C.D. Après, au-delà de l’absence de gros films très attendus pour cause de pandémie, j’ai quand même le sentiment que 2020 n’a pas été une année vraiment brillante.

A.P. Ça ressemble à une année de transition. Hollywood semble avoir usé toutes ses recettes à succès : les films d’action, les Star Wars, et avant même le premier confinement, tout le monde avait l’air de se regarder en chien de faïence. Mourir peut attendre a beau être très attendu, c’est « juste » un nouveau James Bond. C’est assez angoissant. Ma première impulsion, c’était de mettre Akira en tête de mon top. Ça veut dire beaucoup de choses.

G.E. Je vais peut-être donner l’avis le moins pessimiste sur cette année, dans le sens où la situation m’a un peu arrangé : d’habitude, j’ai envie de citer une quinzaine de films, voire une vingtaine, et là, comme il y a moins de trucs qui sont sortis, je suis arrivé à dix sans me creuser la cervelle. Et pour chacun d’entre eux, j’étais content de le mettre dans mon top.

L.D. Je n’ai pas spécialement eu de mal à le remplir non plus, même si en bas du classement, j’ai mis un film comme Underwater qui, dans l’absolu, n’est pas non plus extraordinaire. En revanche, c’est le genre de péloche qui fait vraiment super plaisir à voir sur grand écran, et pour une année où on a été largement privés de salles, j’ai eu envie de raviver cette émotion.

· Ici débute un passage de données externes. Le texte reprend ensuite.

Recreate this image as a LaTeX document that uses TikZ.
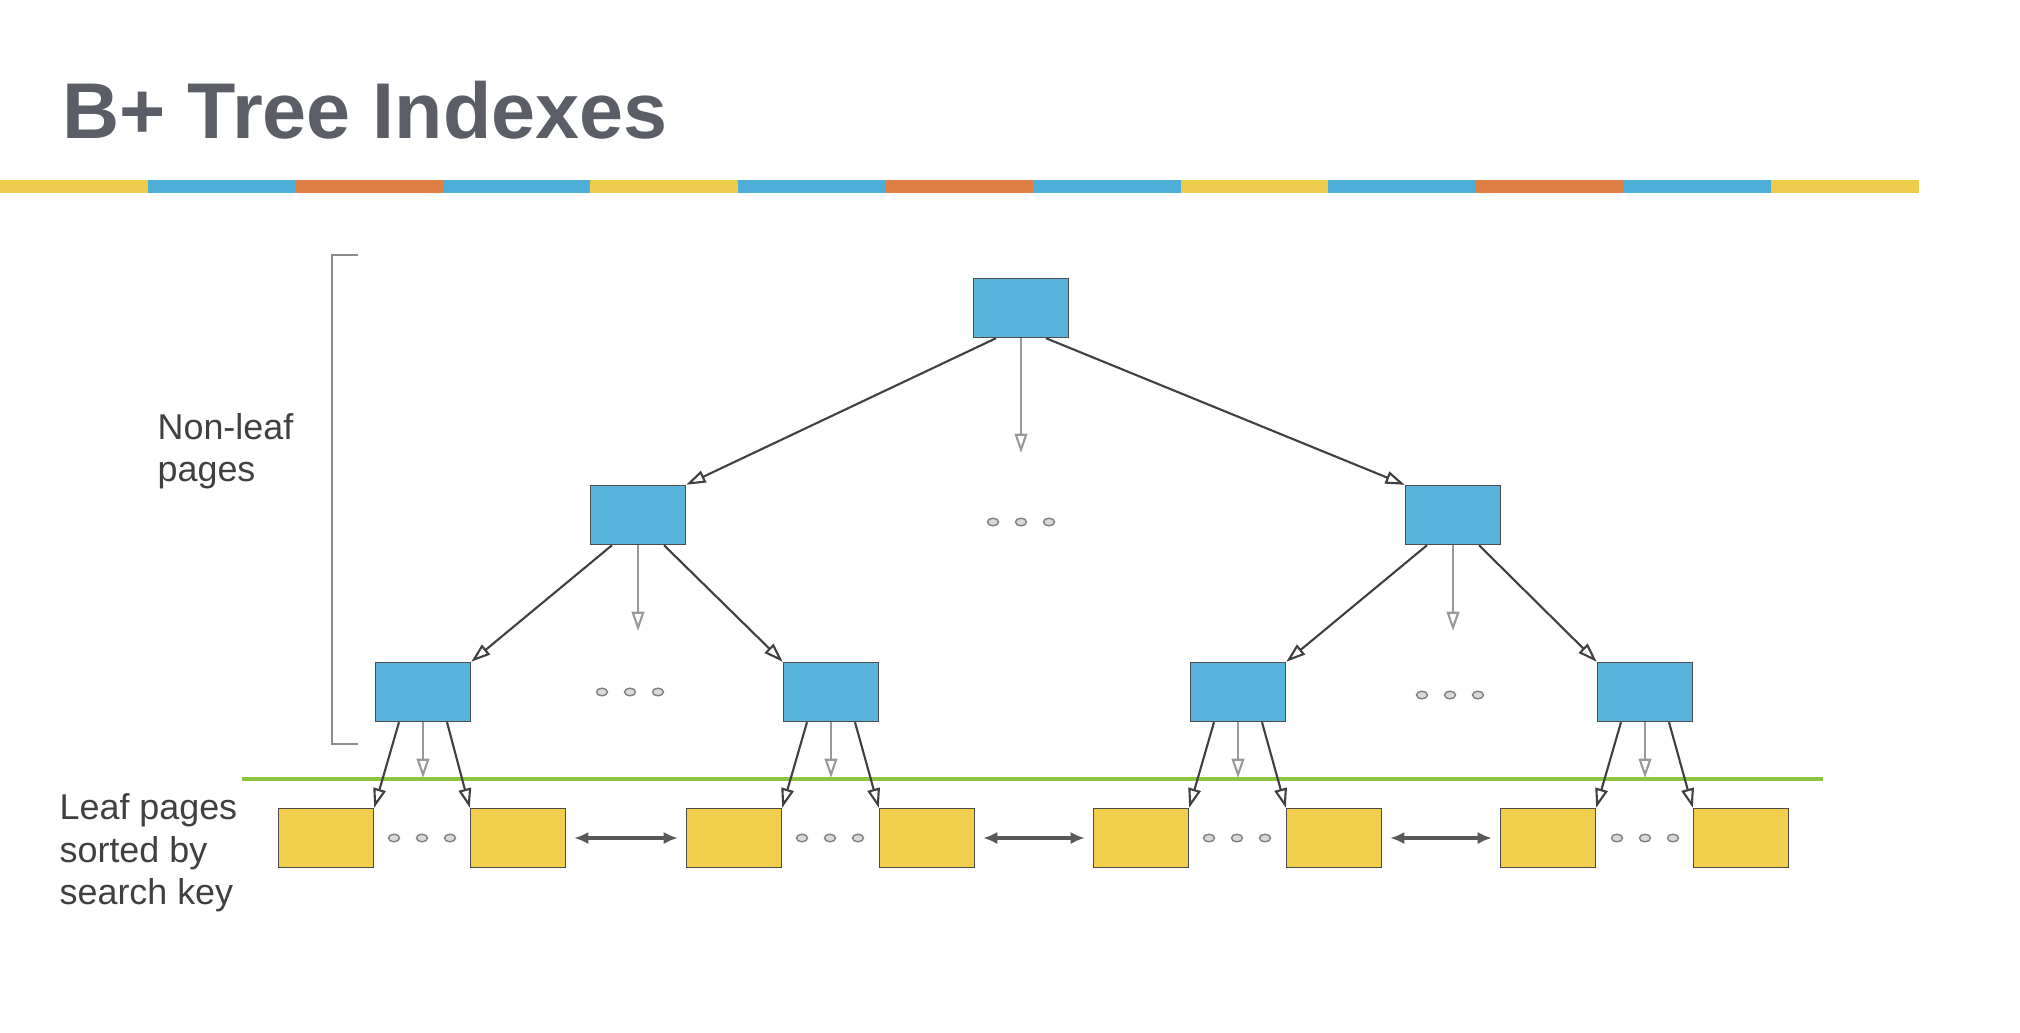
\documentclass[tikz,border=0pt]{standalone}
\usepackage{fontspec}
\setmainfont{Liberation Sans}
\usetikzlibrary{arrows, arrows.meta}

\definecolor{slidegray}{HTML}{5B5E67}
\definecolor{pageblue}{HTML}{5AB3DD}
\definecolor{pageyellow}{HTML}{F1CF4D}
\definecolor{barorange}{HTML}{E07F45}
\definecolor{barblue}{HTML}{4DAED8}
\definecolor{baryellow}{HTML}{EECB4B}
\definecolor{leafgreen}{HTML}{8CC63E}

\tikzset{
  innerpage/.style={draw=black!70, fill=pageblue, minimum width=0.95cm, minimum height=0.59cm, inner sep=0pt, line width=0.4pt},
  leafpage/.style={innerpage, fill=pageyellow},
  ptr/.style={draw=black!75, line width=0.6pt, -{Triangle[open, length=5.5pt, width=3.6pt]}},
  ptrmid/.style={ptr, draw=black!40},
  sib/.style={draw=black!65, line width=0.9pt, {Latex[length=4pt, width=3.5pt]}-{Latex[length=4pt, width=3.5pt]}, shorten <=0.08cm, shorten >=0.08cm},
  pagedot/.style={draw=black!50, fill=black!15, line width=0.4pt},
  sidelabel/.style={anchor=west, align=left, inner sep=0pt, text=black!75},
}
\newcommand{\dotrow}[2]{%
  \foreach \d in {-1,0,1} \filldraw[pagedot] (#1+\d*28,#2) ellipse (0.055cm and 0.038cm);}

\begin{document}
\begin{tikzpicture}[x=0.01cm, y=-0.01cm, >=latex, font=\fontsize{10.2}{12.1}\selectfont]
\useasboundingbox (0,0) rectangle (2020,1032);

% title + bar
\node[anchor=base west, inner sep=0pt, text=slidegray, font=\fontsize{22.5}{26}\selectfont\bfseries] (title) at (62,138) {B+ Tree Indexes};
\foreach \c [count=\i from 0] in {baryellow,barblue,barorange,barblue,baryellow,barblue,barorange,barblue,baryellow,barblue,barorange,barblue,baryellow}
  \fill[\c] (\i*147.6,180) rectangle ({(\i+1)*147.6},193);

% side labels
\node[sidelabel] (nonleaf) at (157,451) {Non-leaf\\pages};
\node[sidelabel] (leaflbl) at (59,853) {Leaf pages\\sorted by\\search key};
\draw[black!45, line width=0.7pt] (358,255) -- (332,255) -- (332,744) -- (358,744); %bracket
\draw[leafgreen, line width=1.1pt] (242,779) -- (1823,779);

% non-leaf pages
\node[innerpage] (root) at (1021,308) {};
\node[innerpage] (l1a) at (638,515) {};
\node[innerpage] (l1b) at (1453,515) {};
\node[innerpage] (l2a) at (423,692) {};
\node[innerpage] (l2b) at (831,692) {};
\node[innerpage] (l2c) at (1238,692) {};
\node[innerpage] (l2d) at (1645,692) {};

% leaf pages
\node[leafpage] (lf1) at (326,838) {};
\node[leafpage] (lf2) at (518,838) {};
\node[leafpage] (lf3) at (734,838) {};
\node[leafpage] (lf4) at (927,838) {};
\node[leafpage] (lf5) at (1141,838) {};
\node[leafpage] (lf6) at (1334,838) {};
\node[leafpage] (lf7) at (1548,838) {};
\node[leafpage] (lf8) at (1741,838) {};

% free ends of the middle pointers
\coordinate (rootmid) at (1021,453);
\coordinate (l1amid) at (638,631);
\coordinate (l1bmid) at (1453,631);
\coordinate (l2amid) at (423,778);
\coordinate (l2bmid) at (831,778);
\coordinate (l2cmid) at (1238,778);
\coordinate (l2dmid) at (1645,778);

% pointers
\draw[ptr] ([xshift=-0.25cm]root.south) -- (l1a.north east);
\draw[ptrmid] (root.south) -- (rootmid);
\draw[ptr] ([xshift=0.25cm]root.south) -- (l1b.north west);

\draw[ptr] ([xshift=-0.26cm]l1a.south) -- (l2a.north east);
\draw[ptrmid] (l1a.south) -- (l1amid);
\draw[ptr] ([xshift=0.26cm]l1a.south) -- (l2b.north west);
\draw[ptr] ([xshift=-0.26cm]l1b.south) -- (l2c.north east);
\draw[ptrmid] (l1b.south) -- (l1bmid);
\draw[ptr] ([xshift=0.26cm]l1b.south) -- (l2d.north west);

\draw[ptr] ([xshift=-0.24cm]l2a.south) -- (lf1.north east);
\draw[ptrmid] (l2a.south) -- (l2amid);
\draw[ptr] ([xshift=0.24cm]l2a.south) -- (lf2.north west);
\draw[ptr] ([xshift=-0.24cm]l2b.south) -- (lf3.north east);
\draw[ptrmid] (l2b.south) -- (l2bmid);
\draw[ptr] ([xshift=0.24cm]l2b.south) -- (lf4.north west);
\draw[ptr] ([xshift=-0.24cm]l2c.south) -- (lf5.north east);
\draw[ptrmid] (l2c.south) -- (l2cmid);
\draw[ptr] ([xshift=0.24cm]l2c.south) -- (lf6.north west);
\draw[ptr] ([xshift=-0.24cm]l2d.south) -- (lf7.north east);
\draw[ptrmid] (l2d.south) -- (l2dmid);
\draw[ptr] ([xshift=0.24cm]l2d.south) -- (lf8.north west);

% sibling links
\draw[sib] (lf2.east) -- (lf3.west);
\draw[sib] (lf4.east) -- (lf5.west);
\draw[sib] (lf6.east) -- (lf7.west);

% dots
\dotrow{1021}{522}
\dotrow{630}{692}
\dotrow{1450}{695}
\dotrow{422}{838}
\dotrow{830}{838}
\dotrow{1237}{838}
\dotrow{1645}{838}

\end{tikzpicture}
\end{document}
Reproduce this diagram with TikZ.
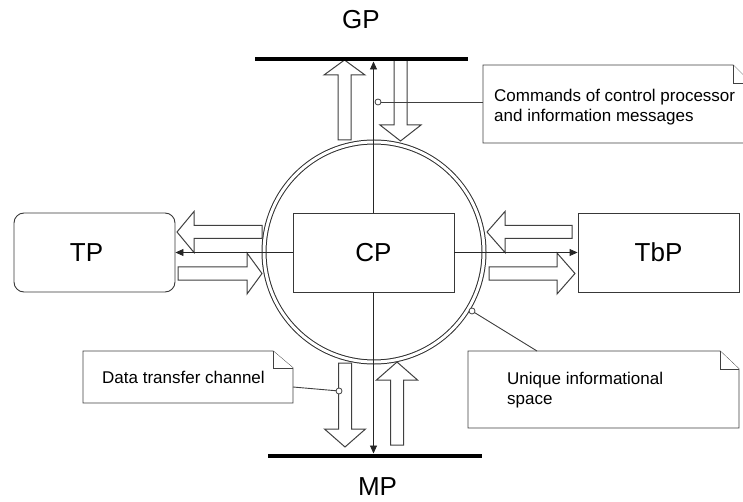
\documentclass[tikz,border=0pt]{standalone}
\usepackage{fontspec}
\setmainfont{Liberation Sans}
\usetikzlibrary{arrows.meta}
\newcommand{\hblock}[4]{% tail x, head base x, tip x, centre y
  \draw[blk] (#1,#4-6.5) -- (#2,#4-6.5) -- (#2,#4-20.5) -- (#3,#4) -- (#2,#4+20.5) -- (#2,#4+6.5) -- (#1,#4+6.5) -- cycle;}
\newcommand{\vblock}[4]{% tail y, head base y, tip y, centre x
  \draw[blk] (#4-6.5,#1) -- (#4-6.5,#2) -- (#4-20.5,#2) -- (#4,#3) -- (#4+20.5,#2) -- (#4+6.5,#2) -- (#4+6.5,#1) -- cycle;}
\begin{document}
\begin{tikzpicture}[x=1pt,y=-1pt,
  blk/.style={draw=black!75, fill=white, line width=1pt, line join=miter},
  boxst/.style={draw=black!78, fill=white, line width=0.9pt, minimum width=161pt, minimum height=79pt, inner sep=0pt, font=\fontsize{26}{30}\selectfont},
  bar/.style={line width=4pt, draw=black},
  conn/.style={draw=black!85, line width=0.9pt, -{Triangle[length=8pt,width=7pt]}},
  big/.style={font=\fontsize{26}{30}\selectfont, inner sep=0pt},
  notetext/.style={font=\fontsize{17}{20}\selectfont, align=left, anchor=west, inner sep=0pt},
  note/.style={draw=black!75, fill=white, line width=0.9pt, line join=miter},
  lead/.style={draw=black!75, line width=0.9pt},
  dot/.style={draw=black!75, fill=white, line width=0.8pt}
]
\useasboundingbox (0,0) rectangle (743,502);
\clip (0,0) rectangle (743,502);

% block arrows
\vblock{140}{75}{60}{344.5}
\vblock{60}{125}{141}{400.5}
\vblock{363}{429}{447}{345}
\vblock{445}{380}{362}{397}
\hblock{262}{194}{177}{232}
\hblock{178}{247}{262}{273.5}
\hblock{572}{505}{487}{232}
\hblock{489}{557}{575}{273.5}

% unique informational space ring
\node[circle, draw=black!82, line width=1pt, double=white, double distance=3pt,
      minimum size=220pt, inner sep=0pt] (ring) at (374,252) {};

% processors
\node[boxst] (CP) at (373.5,252.5) {CP};
\node[boxst, rounded corners=10pt] (TP) at (94.5,252.5) {\hspace*{-16pt}TP};
\node[boxst] (TbP) at (658.5,252.5) {TbP};

% buses
\coordinate (gpL) at (255,59);
\coordinate (gpR) at (468,59);
\coordinate (mpL) at (268,455.5);
\coordinate (mpR) at (482,455.5);
\draw[bar] (gpL) -- (gpR);
\draw[bar] (mpL) -- (mpR);
\node[big] (GP) at (361,20) {GP};
\node[big] (MP) at (377.5,487) {MP};

% connectors
\coordinate (gpT) at (373.5,61.5);
\coordinate (mpT) at (373.5,453.5);
\draw[conn] (CP.north) -- (gpT);
\draw[conn] (CP.south) -- (mpT);
\draw[conn] (CP.west) -- (TP.east);
\draw[conn] (CP.east) -- (TbP.west);

% callout: commands
\draw[note] (483,65) -- (733,65) -- (751,83) -- (751,143) -- (483,143) -- cycle;
\draw[note] (733,65) -- (733,83) -- (751,83);
\node[notetext] (cmd) at (494,107.5) {Commands of control processor\\and information messages};
\coordinate (cmdA) at (378,102);
\coordinate (cmdB) at (483,102);
\draw[lead] (cmdA) -- (cmdB);
\node[circle, dot, minimum size=6pt, inner sep=0pt] (cmdDot) at (cmdA) {};

% callout: data transfer channel
\draw[note] (83,351) -- (273,351) -- (293,368) -- (293,403) -- (83,403) -- cycle;
\draw[note] (273,351) -- (273,368) -- (293,368);
\node[notetext] (dtc) at (102,377) {Data transfer channel};
\coordinate (dtcA) at (339,391);
\coordinate (dtcB) at (293,387);
\draw[lead] (dtcA) -- (dtcB);
\node[circle, dot, minimum size=6pt, inner sep=0pt] (dtcDot) at (dtcA) {};

% callout: unique informational space
\draw[note] (468,351) -- (720,351) -- (739,369) -- (739,428) -- (468,428) -- cycle;
\draw[note] (720,351) -- (720,369) -- (739,369);
\node[notetext] (uis) at (507,390) {Unique informational\\space};
\coordinate (uisA) at (472,311);
\coordinate (uisB) at (537,351);
\draw[lead] (uisA) -- (uisB);
\node[circle, dot, minimum size=6pt, inner sep=0pt] (uisDot) at (uisA) {};
\end{tikzpicture}
\end{document}
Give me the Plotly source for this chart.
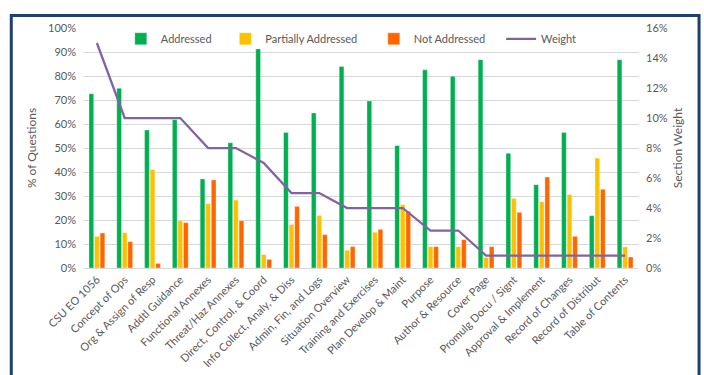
import plotly.graph_objects as go

# Plan sections, in descending order of section weight
categories = [
    "CSU EO 1056", "Concept of Ops", "Org & Assign of Resp", "Addtl Guidance",
    "Functional Annexes", "Threat/Haz Annexes", "Direct, Control, & Coord",
    "Info Collect, Analy, & Diss", "Admin, Fin, and Logs", "Situation Overview",
    "Training and Exercises", "Plan Develop & Maint", "Purpose",
    "Author & Resource", "Cover Page", "Promulg Docu / Signt",
    "Approval & Implement", "Record of Changes", "Record of Distribut",
    "Table of Contents",
]

# Share of questions per section (fractions)
addressed = [0.726, 0.749, 0.575, 0.618, 0.371, 0.522, 0.913, 0.565, 0.646, 0.840,
             0.696, 0.510, 0.826, 0.799, 0.868, 0.478, 0.347, 0.565, 0.218, 0.868]
partially = [0.132, 0.147, 0.410, 0.197, 0.268, 0.283, 0.056, 0.181, 0.219, 0.074,
             0.149, 0.264, 0.089, 0.089, 0.044, 0.290, 0.276, 0.306, 0.458, 0.088]
not_addressed = [0.146, 0.110, 0.019, 0.189, 0.367, 0.197, 0.036, 0.257, 0.139, 0.089,
                 0.161, 0.236, 0.089, 0.118, 0.089, 0.232, 0.379, 0.132, 0.328, 0.046]

# Section weight (right axis)
weight = [0.15, 0.10, 0.10, 0.10, 0.08, 0.08, 0.07, 0.05, 0.05, 0.04,
          0.04, 0.04, 0.025, 0.025, 0.0083, 0.0083, 0.0083, 0.0083, 0.0083, 0.0083]

GREEN = "#00B050"
YELLOW = "#FFC000"
ORANGE = "#FF6600"
PURPLE = "#8064A2"
TEXT = "#595959"
GRID = "#D9D9D9"
FRAME = "#1F3F6E"
FONT = "Lato"

fig = go.Figure()
bar_line = dict(width=0.6, color="rgba(255,255,255,0.55)")
fig.add_trace(go.Bar(x=categories, y=addressed, name="Addressed", legend="legend",
                     marker=dict(color=GREEN, line=bar_line)))
fig.add_trace(go.Bar(x=categories, y=partially, name="Partially Addressed",
                     legend="legend2", marker=dict(color=YELLOW, line=bar_line)))
fig.add_trace(go.Bar(x=categories, y=not_addressed, name="Not Addressed",
                     legend="legend3", marker=dict(color=ORANGE, line=bar_line)))
fig.add_trace(go.Scatter(x=categories, y=weight, name="Weight", yaxis="y2",
                         legend="legend4", mode="lines",
                         line=dict(color=PURPLE, width=2.25)))


def legend_box(x):
    return dict(orientation="h", x=x, y=0.955, xanchor="left", yanchor="middle",
                bgcolor="rgba(0,0,0,0)", font=dict(family=FONT, size=11, color=TEXT))


fig.update_layout(
    width=704, height=375,
    margin=dict(l=83, r=65, t=28, b=107, autoexpand=False),
    paper_bgcolor="white", plot_bgcolor="white",
    font=dict(family=FONT, size=11, color=TEXT),
    barmode="group", bargap=0.40, bargroupgap=0.15,
    showlegend=True,
    legend=legend_box(0.068),
    legend2=legend_box(0.256),
    legend3=legend_box(0.523),
    legend4=legend_box(0.752),
    xaxis=dict(tickangle=-45, showline=True, linecolor=GRID, linewidth=1,
               showgrid=False, ticks="", automargin=False,
               tickfont=dict(size=11, color=TEXT)),
    yaxis=dict(range=[0, 1], dtick=0.1, tickformat=".0%", showgrid=True,
               gridcolor=GRID, gridwidth=1, zeroline=False, ticks="",
               ticklabelstandoff=6, automargin=False,
               title=dict(text="% of Questions", standoff=8,
                          font=dict(size=12, color=TEXT))),
    yaxis2=dict(range=[0, 0.16], dtick=0.02, tickformat=".0%", overlaying="y",
                side="right", showgrid=False, zeroline=False, ticks="",
                ticklabelstandoff=6, automargin=False,
                title=dict(text="Section Weight", standoff=6,
                           font=dict(size=12, color=TEXT))),
    shapes=[dict(type="rect", xref="paper", yref="paper",
                 x0=-0.129, x1=1.108, y0=-0.6, y1=1.052,
                 line=dict(color=FRAME, width=3), fillcolor="rgba(0,0,0,0)")],
)

fig.write_html("out.html")
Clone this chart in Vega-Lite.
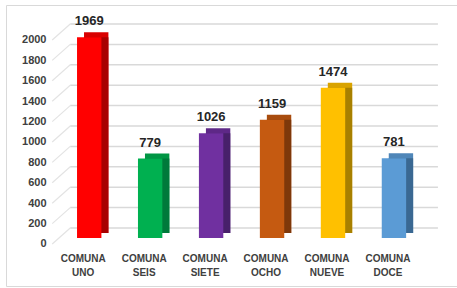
{
  "$schema": "https://vega.github.io/schema/vega-lite/v6.json",
  "width": 451,
  "height": 281,
  "autosize": "none",
  "padding": {"left": 6, "top": 5, "right": 0, "bottom": 2},
  "background": "white",
  "config": {
    "view": {"stroke": "#D9D9D9", "strokeWidth": 1},
    "font": "Liberation Sans",
    "axisY": {"labelOverlap": false, "labelBound": false, "labelFlush": false, "format": "d", "tickCount": 30}
  },
  "data": {"values": [
    {"comuna": "COMUNA UNO", "valor": 1969},
    {"comuna": "COMUNA SEIS", "valor": 779},
    {"comuna": "COMUNA SIETE", "valor": 1026},
    {"comuna": "COMUNA OCHO", "valor": 1159},
    {"comuna": "COMUNA NUEVE", "valor": 1474},
    {"comuna": "COMUNA DOCE", "valor": 781}
  ]},
  "encoding": {
    "x": {
      "field": "comuna", "type": "nominal", "sort": null,
      "scale": {
        "domain": ["COMUNA UNO", "COMUNA SEIS", "COMUNA SIETE", "COMUNA OCHO", "COMUNA NUEVE", "COMUNA DOCE"],
        "paddingInner": 0.6, "paddingOuter": 1.0583, "align": 0.5827
      },
      "axis": {
        "title": null, "labelAngle": 0, "domain": false, "ticks": false, "tickSize": 0,
        "labelPadding": 0, "offset": -33, "labelOffset": -6,
        "labelExpr": "split(datum.label, ' ')", "labelLineHeight": 14,
        "labelFont": "Liberation Sans", "labelFontSize": 10, "labelFontWeight": "bold", "labelColor": "#404040"
      }
    }
  },
  "layer": [
    {
      "data": {"values": [{"v": 0}, {"v": 200}, {"v": 400}, {"v": 600}, {"v": 800}, {"v": 1000}, {"v": 1200}, {"v": 1400}, {"v": 1600}, {"v": 1800}, {"v": 2000}]},
      "mark": {"type": "rule", "color": "#D9D9D9", "strokeWidth": 1.5, "xOffset": -19, "x2Offset": 44, "yOffset": -10},
      "encoding": {
        "x": {"datum": "COMUNA UNO", "type": "nominal"},
        "x2": {"datum": "COMUNA DOCE"},
        "y": {"field": "v", "type": "quantitative", "scale": {"domain": [-470.6, 2284.3], "nice": false, "zero": false},
          "axis": {"title": null, "values": [0, 200, 400, 600, 800, 1000, 1200, 1400, 1600, 1800, 2000], "format": "d",
                   "labelOverlap": false, "tickCount": 30,
                   "grid": false, "domain": false, "ticks": false, "tickSize": 0, "labelPadding": 0, "offset": -40,
                   "labelOffset": 6, "labelFont": "Liberation Sans", "labelFontSize": 11, "labelFontWeight": "bold", "labelColor": "#404040"}}
      }
    },
    {
      "data": {"values": [{"v": 0}, {"v": 200}, {"v": 400}, {"v": 600}, {"v": 800}, {"v": 1000}, {"v": 1200}, {"v": 1400}, {"v": 1600}, {"v": 1800}, {"v": 2000}]},
      "mark": {"type": "rule", "color": "#E3E3E3", "strokeWidth": 1.2, "xOffset": -37, "x2Offset": -19, "yOffset": 6, "y2Offset": -10},
      "encoding": {
        "x": {"datum": "COMUNA UNO", "type": "nominal"},
        "x2": {"datum": "COMUNA UNO"},
        "y": {"field": "v", "type": "quantitative"},
        "y2": {"field": "v"}
      }
    },
    {
      "mark": {"type": "bar", "xOffset": 7, "yOffset": -5, "y2Offset": -5},
      "encoding": {
        "y": {"field": "valor", "type": "quantitative"},
        "y2": {"datum": 0},
        "color": {"field": "comuna", "type": "nominal", "legend": null,
          "scale": {"domain": ["COMUNA UNO", "COMUNA SEIS", "COMUNA SIETE", "COMUNA OCHO", "COMUNA NUEVE", "COMUNA DOCE"],
                    "range": ["#D90000", "#009644", "#5E2887", "#A84C0E", "#D9A300", "#4F86B8"]}}
      }
    },
    {
      "mark": {"type": "bar", "xOffset": 7, "yOffset": 0, "y2Offset": -5},
      "encoding": {
        "y": {"field": "valor", "type": "quantitative"},
        "y2": {"datum": 0},
        "color": {"field": "comuna", "type": "nominal", "legend": null,
          "scale": {"domain": ["COMUNA UNO", "COMUNA SEIS", "COMUNA SIETE", "COMUNA OCHO", "COMUNA NUEVE", "COMUNA DOCE"],
                    "range": ["#A80000", "#00793A", "#48206A", "#7E380A", "#A88000", "#3A6892"]}}
      }
    },
    {
      "mark": {"type": "bar"},
      "encoding": {
        "y": {"field": "valor", "type": "quantitative"},
        "y2": {"datum": 0},
        "color": {"field": "comuna", "type": "nominal", "legend": null,
          "scale": {"domain": ["COMUNA UNO", "COMUNA SEIS", "COMUNA SIETE", "COMUNA OCHO", "COMUNA NUEVE", "COMUNA DOCE"],
                    "range": ["#FF0000", "#00B050", "#7030A0", "#C55A11", "#FFC000", "#5B9BD5"]}}
      }
    },
    {
      "mark": {"type": "text", "dy": -9, "baseline": "bottom", "fontSize": 13, "fontWeight": "bold", "color": "#262626", "font": "Liberation Sans"},
      "encoding": {
        "y": {"field": "valor", "type": "quantitative"},
        "text": {"field": "valor", "type": "quantitative"}
      }
    }
  ],
  "resolve": {"scale": {"color": "independent"}}
}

Donc pas trop de souci pour remplir le top, mais une remarque tout de même : le plus souvent, le titre que je mets tout en haut, c’est le genre de films que j’aimerais emporter dans ma tombe. Cette année, ce n’est pas forcément le cas. J’adore The Hunt, mais ce n’est pas un long-métrage que, par exemple, je montrerai religieusement à mon fiston en ayant l’impression de lui transmettre quelque chose de vital. Si je l’ai choisi, c’est surtout parce que le long-métrage tape très fort sur tout ce qui nous fait idéologiquement chier depuis quelque temps.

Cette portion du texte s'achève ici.